Observationally quantified reconnection providing a viable mechanism for active region coronal heating

TL;DR

This study demonstrates that impulsive magnetic reconnection, driven by observed footpoint motions, can quantitatively explain the heating of the Sun's active region corona, matching EUV observations and emission measures.

Contribution

It provides a quantitative model linking magnetic reconnection driven by measured footpoint velocities to observed coronal heating and EUV emission.

Findings

Reconnection length scale ~160 km.

Model's differential emission measure matches observations.

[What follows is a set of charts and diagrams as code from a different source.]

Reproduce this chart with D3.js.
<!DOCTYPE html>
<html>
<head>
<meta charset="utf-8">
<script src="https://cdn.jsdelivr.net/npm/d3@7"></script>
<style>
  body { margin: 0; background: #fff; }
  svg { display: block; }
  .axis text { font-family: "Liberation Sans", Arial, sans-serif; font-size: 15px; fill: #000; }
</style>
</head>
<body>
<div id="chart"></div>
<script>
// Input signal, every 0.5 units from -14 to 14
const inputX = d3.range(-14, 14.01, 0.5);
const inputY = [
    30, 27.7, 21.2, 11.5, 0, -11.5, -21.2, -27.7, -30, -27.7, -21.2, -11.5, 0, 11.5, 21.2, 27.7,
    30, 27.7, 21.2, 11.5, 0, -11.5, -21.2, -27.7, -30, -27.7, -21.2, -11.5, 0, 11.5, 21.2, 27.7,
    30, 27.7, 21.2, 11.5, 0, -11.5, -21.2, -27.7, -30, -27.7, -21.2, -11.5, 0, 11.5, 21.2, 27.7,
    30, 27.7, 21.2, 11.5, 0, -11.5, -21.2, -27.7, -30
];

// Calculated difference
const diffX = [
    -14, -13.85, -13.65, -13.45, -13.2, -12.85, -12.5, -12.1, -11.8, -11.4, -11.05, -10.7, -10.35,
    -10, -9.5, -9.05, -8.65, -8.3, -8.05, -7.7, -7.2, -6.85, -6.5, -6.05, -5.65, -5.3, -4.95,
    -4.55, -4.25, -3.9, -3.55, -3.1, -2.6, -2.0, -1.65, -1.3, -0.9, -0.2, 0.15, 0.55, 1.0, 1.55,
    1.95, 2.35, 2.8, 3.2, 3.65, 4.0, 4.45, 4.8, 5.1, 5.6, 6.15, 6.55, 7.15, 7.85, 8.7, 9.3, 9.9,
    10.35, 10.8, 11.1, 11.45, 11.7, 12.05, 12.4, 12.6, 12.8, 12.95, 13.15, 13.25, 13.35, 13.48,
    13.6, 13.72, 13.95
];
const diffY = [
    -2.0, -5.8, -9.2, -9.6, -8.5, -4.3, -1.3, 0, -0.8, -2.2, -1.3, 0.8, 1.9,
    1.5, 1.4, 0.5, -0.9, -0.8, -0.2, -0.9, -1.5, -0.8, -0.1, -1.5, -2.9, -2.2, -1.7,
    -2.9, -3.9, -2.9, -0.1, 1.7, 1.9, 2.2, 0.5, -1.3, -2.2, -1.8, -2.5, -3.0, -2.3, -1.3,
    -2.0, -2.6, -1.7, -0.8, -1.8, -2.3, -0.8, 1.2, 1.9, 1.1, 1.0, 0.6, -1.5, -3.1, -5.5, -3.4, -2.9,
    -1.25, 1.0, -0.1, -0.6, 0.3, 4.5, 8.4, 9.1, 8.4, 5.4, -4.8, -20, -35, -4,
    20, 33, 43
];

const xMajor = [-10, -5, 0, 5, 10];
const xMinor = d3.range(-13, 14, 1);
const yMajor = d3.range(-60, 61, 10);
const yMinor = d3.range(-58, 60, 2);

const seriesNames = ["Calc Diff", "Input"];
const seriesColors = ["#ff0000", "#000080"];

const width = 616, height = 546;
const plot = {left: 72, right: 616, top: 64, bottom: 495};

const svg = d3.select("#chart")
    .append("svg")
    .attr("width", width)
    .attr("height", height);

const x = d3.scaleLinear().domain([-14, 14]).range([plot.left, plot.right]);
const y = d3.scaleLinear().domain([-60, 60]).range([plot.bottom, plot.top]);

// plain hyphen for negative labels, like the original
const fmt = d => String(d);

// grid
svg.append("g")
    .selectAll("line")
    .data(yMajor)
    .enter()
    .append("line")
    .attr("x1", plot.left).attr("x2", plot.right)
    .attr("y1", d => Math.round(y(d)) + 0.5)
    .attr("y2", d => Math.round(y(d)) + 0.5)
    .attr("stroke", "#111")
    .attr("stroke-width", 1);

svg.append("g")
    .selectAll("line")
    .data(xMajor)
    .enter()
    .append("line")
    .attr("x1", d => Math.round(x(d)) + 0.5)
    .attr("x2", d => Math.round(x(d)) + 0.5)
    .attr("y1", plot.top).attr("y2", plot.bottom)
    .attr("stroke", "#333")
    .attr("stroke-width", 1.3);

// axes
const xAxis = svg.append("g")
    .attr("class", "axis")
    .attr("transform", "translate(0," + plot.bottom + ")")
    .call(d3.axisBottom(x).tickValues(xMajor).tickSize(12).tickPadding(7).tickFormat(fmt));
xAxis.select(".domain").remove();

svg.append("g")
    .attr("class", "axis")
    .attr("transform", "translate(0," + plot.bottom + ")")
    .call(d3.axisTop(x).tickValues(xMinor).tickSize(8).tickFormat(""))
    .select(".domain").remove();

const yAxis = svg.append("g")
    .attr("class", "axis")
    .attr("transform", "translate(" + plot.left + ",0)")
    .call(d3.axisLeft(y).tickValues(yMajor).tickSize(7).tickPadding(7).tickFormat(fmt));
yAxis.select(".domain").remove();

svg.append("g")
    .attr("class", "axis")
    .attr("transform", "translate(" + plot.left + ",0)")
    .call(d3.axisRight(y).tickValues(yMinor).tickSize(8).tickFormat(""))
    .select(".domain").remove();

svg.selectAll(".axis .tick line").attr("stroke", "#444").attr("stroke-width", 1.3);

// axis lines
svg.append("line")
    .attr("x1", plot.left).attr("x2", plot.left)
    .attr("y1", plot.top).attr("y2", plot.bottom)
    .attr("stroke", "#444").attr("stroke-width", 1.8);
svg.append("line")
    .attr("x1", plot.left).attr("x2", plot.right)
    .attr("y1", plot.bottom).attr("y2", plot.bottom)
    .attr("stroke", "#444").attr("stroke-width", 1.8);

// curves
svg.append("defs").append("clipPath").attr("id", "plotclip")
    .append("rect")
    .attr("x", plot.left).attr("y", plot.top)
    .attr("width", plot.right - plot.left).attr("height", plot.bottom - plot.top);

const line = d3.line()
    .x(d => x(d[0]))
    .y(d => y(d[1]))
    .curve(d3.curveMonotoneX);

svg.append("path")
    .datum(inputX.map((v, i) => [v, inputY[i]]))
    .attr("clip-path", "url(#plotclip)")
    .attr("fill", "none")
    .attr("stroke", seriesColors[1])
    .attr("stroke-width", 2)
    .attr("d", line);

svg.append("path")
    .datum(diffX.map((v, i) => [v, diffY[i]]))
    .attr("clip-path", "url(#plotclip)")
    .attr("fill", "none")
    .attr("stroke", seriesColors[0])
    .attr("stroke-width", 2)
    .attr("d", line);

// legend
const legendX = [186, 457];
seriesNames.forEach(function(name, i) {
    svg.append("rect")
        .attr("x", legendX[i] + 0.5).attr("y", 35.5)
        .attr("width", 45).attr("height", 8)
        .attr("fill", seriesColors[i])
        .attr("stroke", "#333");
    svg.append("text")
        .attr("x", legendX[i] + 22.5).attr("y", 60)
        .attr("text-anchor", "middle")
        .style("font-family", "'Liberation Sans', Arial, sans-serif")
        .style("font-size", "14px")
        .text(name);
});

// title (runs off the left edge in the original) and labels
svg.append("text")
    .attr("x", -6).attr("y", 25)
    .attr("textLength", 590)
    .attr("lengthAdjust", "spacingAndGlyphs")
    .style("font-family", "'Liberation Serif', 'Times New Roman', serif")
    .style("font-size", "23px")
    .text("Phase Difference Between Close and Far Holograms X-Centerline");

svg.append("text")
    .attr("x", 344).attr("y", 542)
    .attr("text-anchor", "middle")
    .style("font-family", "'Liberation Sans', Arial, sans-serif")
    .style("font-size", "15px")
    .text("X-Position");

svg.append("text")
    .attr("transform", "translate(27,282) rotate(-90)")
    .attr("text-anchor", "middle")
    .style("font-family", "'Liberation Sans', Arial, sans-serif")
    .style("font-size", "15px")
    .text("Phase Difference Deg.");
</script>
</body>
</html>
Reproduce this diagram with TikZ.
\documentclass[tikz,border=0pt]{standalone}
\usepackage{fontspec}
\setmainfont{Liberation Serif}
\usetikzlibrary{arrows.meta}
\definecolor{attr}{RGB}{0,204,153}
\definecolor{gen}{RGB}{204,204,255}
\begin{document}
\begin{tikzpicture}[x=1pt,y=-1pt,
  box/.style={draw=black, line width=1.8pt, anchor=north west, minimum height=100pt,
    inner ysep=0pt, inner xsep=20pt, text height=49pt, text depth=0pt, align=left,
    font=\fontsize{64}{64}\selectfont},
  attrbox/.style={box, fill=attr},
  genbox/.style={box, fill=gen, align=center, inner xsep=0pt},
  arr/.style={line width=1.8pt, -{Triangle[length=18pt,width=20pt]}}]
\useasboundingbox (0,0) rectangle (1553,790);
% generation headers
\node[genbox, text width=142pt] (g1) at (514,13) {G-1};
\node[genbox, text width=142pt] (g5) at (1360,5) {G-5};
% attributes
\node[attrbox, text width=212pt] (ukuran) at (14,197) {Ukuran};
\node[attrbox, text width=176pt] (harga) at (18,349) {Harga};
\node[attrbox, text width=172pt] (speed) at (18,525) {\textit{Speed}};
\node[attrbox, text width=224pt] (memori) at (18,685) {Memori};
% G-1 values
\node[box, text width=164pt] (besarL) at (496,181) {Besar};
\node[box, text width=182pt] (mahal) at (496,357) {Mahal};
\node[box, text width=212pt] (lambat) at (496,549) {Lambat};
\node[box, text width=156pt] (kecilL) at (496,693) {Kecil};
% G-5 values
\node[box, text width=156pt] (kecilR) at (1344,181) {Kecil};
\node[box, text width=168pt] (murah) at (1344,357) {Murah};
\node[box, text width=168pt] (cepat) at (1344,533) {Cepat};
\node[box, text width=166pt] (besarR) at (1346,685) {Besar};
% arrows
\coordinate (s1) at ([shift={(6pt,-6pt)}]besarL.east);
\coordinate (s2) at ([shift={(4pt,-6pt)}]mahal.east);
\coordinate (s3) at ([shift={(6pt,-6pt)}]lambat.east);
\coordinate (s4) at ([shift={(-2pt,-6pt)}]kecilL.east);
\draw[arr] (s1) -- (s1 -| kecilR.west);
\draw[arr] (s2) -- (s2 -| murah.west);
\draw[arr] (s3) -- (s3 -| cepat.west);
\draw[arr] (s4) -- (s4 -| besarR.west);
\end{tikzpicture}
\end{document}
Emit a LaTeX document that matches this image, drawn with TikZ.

Synthesized EUV images resemble actual solar images.

Abstract

The heating of the Sun's corona has been explained by several different mechanisms including wave dissipation and magnetic reconnection. While both have been shown capable of supplying the requisite power, neither has been used in a quantitative model of observations fed by measured inputs. Here we show that impulsive reconnection is capable of producing an active region corona agreeing both qualitatively and quantitatively with extreme-ultraviolet observations. We calculate the heating power proportional to the velocity difference between magnetic footpoints and the photospheric plasma, called the non-ideal velocity. The length scale of flux elements reconnected in the corona is found to be around 160 km. The differential emission measure of the model corona agrees with that derived using multi-wavelength images. Synthesized extreme-ultraviolet images resemble observations both in their loop-dominated appearance and their intensity histograms. This work provides compelling evidence that impulsive reconnection events are a viable mechanism for heating the corona.